En effet, les satellites de missions GRACE, et maintenant GRACE Follow-On, cartographient chaque mois depuis 2002 les variations spatio-temporelles du champ de gravité terrestre. Variations dues aux transferts de masse provenant des redistributions d’eau au sein et entre atmosphère, océans, calottes polaires et eaux continentales par exemple, mais aussi des mouvements tectoniques de notre planète. Ces données gravitaires, de résolution spatiale jusqu’à environ 300-400 km, offrent donc une information très complémentaire des données de géodésie spatiale et de sismicité.
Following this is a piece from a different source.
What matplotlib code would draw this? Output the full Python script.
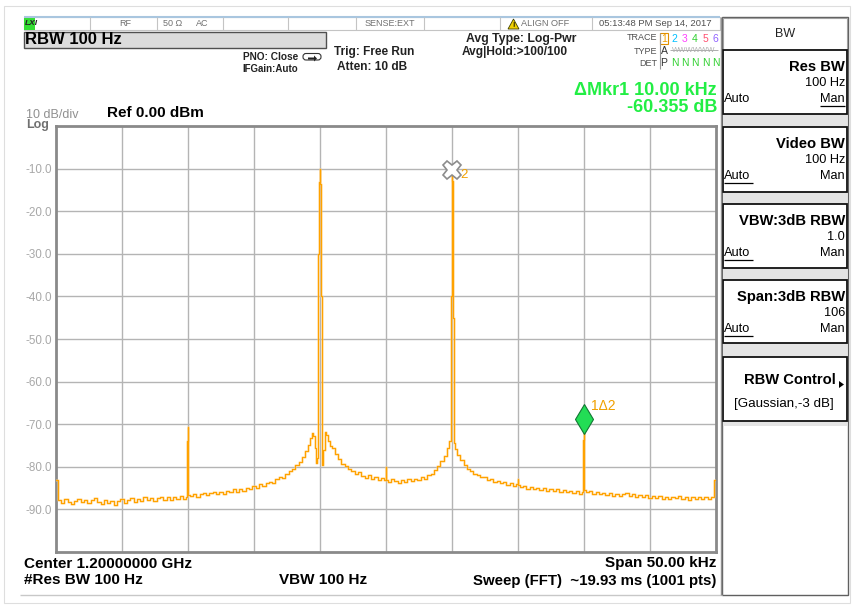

L’analyse de ces données satellitaires a permis à l’équipe française d’identifier une variation anormale de la gravité terrestre dans les mois précédant le séisme géant de Maule au Chili (Mw 8.8, 27 février 2010), qui se produit dans une zone de quelques centaines de kilomètres de long au Nord de la zone épicentrale. Une étude détaillée du signal hydrologique sur cette zone, où la plaque Nazca plonge sous la plaque sud-américaine, à partir de modèles et d’observations in-situ, a permis de conclure que ce signal, équivalent à un mouvement de 60 km3 d’eau en 2 mois, ne peut pas s’expliquer par des redistributions d’eau dans le système climatique et trouve plus probablement son origine au sein de la Terre solide. Ainsi, les anomalies observées apparaissent cohérentes avec un étirement de la plaque plongeante vers 150 km de profondeur dans le manteau, peut-être associé à des déplacements de fluides au niveau de la plaque subduite, et équivalent à un séisme de faille normale de Mw 8.2. L’étude note aussi que cette déformation se produit dans une zone où le pendage de la plaque Nazca change très rapidement.

 

La migration des anomalies de gravité avant et pendant le séisme, suggère enfin que la rupture géante de Maule pourrait trouver son origine dans une propagation vers la surface de cette déformation de la plaque plongée. Ces résultats montrent l’intérêt et le potentiel des observations de gravimétrie satellitaire pour l’évaluation de l’aléa sismique en zone de subduction, et ouvrent de nouvelles perspectives pour étudier les interactions entre ces transferts de masse profonds et la sismicité en frontières de plaques.

 

Référence :

Bouih, M., Panet, I., Remy, D., Longuevergne, L. & Bonvalot, S. (2022). Deep mass redistribution prior to the 2010 Mw 8.8 Maule Earthquake (Chile) revealed by GRACE satellite gravity, Earth and Planetary Science Letters.